WHAT YOU ARE ASKED TO DO | Leaving out every picture, copy the lines of the data exactly, from the first through the line containing "wl = list(range(410, 701, 10))".

SOURCE MATERIAL |
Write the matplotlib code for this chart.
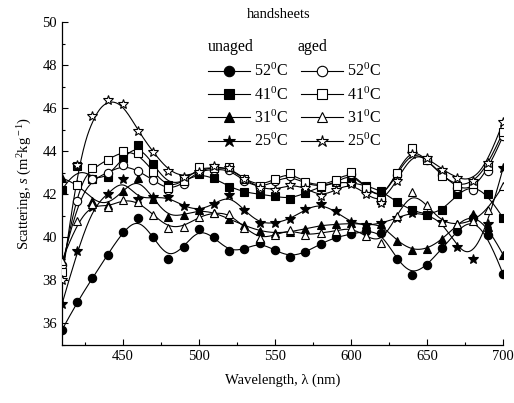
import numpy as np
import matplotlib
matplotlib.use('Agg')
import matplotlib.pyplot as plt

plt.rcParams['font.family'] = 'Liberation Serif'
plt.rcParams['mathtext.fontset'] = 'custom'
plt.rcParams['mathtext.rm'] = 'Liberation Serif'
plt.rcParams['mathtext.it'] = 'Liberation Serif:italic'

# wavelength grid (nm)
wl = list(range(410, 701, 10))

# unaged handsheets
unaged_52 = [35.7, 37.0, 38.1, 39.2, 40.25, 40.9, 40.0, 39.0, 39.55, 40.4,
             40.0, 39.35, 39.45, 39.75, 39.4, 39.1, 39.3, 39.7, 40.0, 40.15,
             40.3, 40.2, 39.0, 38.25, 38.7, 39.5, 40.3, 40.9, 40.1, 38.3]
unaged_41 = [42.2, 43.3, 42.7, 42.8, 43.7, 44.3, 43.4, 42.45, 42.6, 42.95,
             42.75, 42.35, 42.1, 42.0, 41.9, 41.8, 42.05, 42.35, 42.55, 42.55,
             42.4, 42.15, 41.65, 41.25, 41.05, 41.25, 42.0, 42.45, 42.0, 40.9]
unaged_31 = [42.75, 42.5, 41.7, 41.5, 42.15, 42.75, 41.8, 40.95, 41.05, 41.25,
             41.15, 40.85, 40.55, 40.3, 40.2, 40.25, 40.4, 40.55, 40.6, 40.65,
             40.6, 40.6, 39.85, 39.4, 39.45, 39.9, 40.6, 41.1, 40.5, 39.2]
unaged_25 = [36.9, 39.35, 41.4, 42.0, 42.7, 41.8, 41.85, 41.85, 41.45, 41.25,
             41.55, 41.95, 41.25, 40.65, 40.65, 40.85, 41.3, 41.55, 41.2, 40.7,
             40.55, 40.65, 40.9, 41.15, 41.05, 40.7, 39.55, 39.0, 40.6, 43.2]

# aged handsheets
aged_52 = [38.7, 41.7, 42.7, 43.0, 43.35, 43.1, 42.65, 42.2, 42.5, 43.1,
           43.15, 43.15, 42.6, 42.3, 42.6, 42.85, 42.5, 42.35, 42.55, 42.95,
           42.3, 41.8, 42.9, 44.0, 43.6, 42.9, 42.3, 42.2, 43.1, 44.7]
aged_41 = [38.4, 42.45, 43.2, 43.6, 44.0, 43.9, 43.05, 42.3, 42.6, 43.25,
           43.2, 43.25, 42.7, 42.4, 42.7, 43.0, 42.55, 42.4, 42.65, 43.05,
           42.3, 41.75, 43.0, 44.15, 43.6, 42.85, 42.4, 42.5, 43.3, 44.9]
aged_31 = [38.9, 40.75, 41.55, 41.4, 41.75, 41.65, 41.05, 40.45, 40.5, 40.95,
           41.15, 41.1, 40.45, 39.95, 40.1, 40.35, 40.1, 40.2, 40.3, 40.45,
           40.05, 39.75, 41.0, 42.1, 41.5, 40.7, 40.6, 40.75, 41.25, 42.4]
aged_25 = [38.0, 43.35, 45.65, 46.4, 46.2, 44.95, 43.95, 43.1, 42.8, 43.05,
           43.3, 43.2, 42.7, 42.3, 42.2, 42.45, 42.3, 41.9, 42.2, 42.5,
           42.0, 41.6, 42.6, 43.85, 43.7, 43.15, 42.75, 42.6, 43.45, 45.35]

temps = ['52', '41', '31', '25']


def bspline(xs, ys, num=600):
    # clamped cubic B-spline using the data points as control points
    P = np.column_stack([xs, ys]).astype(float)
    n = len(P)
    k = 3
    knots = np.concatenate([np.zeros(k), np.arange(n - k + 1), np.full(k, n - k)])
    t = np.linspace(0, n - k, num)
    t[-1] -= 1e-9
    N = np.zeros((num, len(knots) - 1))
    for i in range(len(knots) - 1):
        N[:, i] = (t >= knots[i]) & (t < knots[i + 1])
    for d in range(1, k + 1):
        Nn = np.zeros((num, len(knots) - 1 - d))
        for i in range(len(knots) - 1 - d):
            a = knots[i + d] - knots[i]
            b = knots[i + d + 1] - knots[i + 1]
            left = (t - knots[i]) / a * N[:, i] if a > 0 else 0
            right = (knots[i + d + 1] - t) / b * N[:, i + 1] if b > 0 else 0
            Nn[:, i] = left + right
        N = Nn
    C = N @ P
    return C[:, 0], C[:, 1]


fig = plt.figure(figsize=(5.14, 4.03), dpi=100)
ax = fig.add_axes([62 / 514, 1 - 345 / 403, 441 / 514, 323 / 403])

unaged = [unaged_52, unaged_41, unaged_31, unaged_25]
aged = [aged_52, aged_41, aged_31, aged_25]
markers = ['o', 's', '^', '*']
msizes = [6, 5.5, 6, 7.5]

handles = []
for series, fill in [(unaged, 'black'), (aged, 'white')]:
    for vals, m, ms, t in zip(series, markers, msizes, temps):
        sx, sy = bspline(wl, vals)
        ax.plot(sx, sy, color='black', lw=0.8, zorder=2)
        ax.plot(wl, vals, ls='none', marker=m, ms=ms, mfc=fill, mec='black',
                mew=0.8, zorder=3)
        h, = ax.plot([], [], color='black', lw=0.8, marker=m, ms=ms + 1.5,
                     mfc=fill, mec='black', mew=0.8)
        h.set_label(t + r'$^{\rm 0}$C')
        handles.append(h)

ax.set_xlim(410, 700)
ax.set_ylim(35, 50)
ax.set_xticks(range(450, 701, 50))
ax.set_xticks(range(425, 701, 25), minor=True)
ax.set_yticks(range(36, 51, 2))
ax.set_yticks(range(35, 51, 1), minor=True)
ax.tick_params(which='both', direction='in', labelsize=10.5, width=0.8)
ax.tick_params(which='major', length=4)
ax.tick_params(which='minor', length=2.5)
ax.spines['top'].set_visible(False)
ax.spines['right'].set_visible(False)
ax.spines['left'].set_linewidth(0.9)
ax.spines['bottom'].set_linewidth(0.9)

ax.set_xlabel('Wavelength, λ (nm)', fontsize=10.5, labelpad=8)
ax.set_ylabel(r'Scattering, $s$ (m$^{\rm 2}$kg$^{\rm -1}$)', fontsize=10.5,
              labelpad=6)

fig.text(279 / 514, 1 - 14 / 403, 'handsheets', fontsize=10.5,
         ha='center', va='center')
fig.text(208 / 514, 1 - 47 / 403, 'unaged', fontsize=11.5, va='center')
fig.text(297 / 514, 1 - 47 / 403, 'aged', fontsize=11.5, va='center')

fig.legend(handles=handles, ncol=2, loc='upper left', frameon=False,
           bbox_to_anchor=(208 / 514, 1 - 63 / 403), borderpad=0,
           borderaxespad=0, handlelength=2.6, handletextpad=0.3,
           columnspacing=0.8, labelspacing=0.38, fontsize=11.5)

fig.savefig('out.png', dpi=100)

THE OUTPUT |
Write the matplotlib code for this chart.
import numpy as np
import matplotlib
matplotlib.use('Agg')
import matplotlib.pyplot as plt

plt.rcParams['font.family'] = 'Liberation Serif'
plt.rcParams['mathtext.fontset'] = 'custom'
plt.rcParams['mathtext.rm'] = 'Liberation Serif'
plt.rcParams['mathtext.it'] = 'Liberation Serif:italic'

# wavelength grid (nm)
wl = list(range(410, 701, 10))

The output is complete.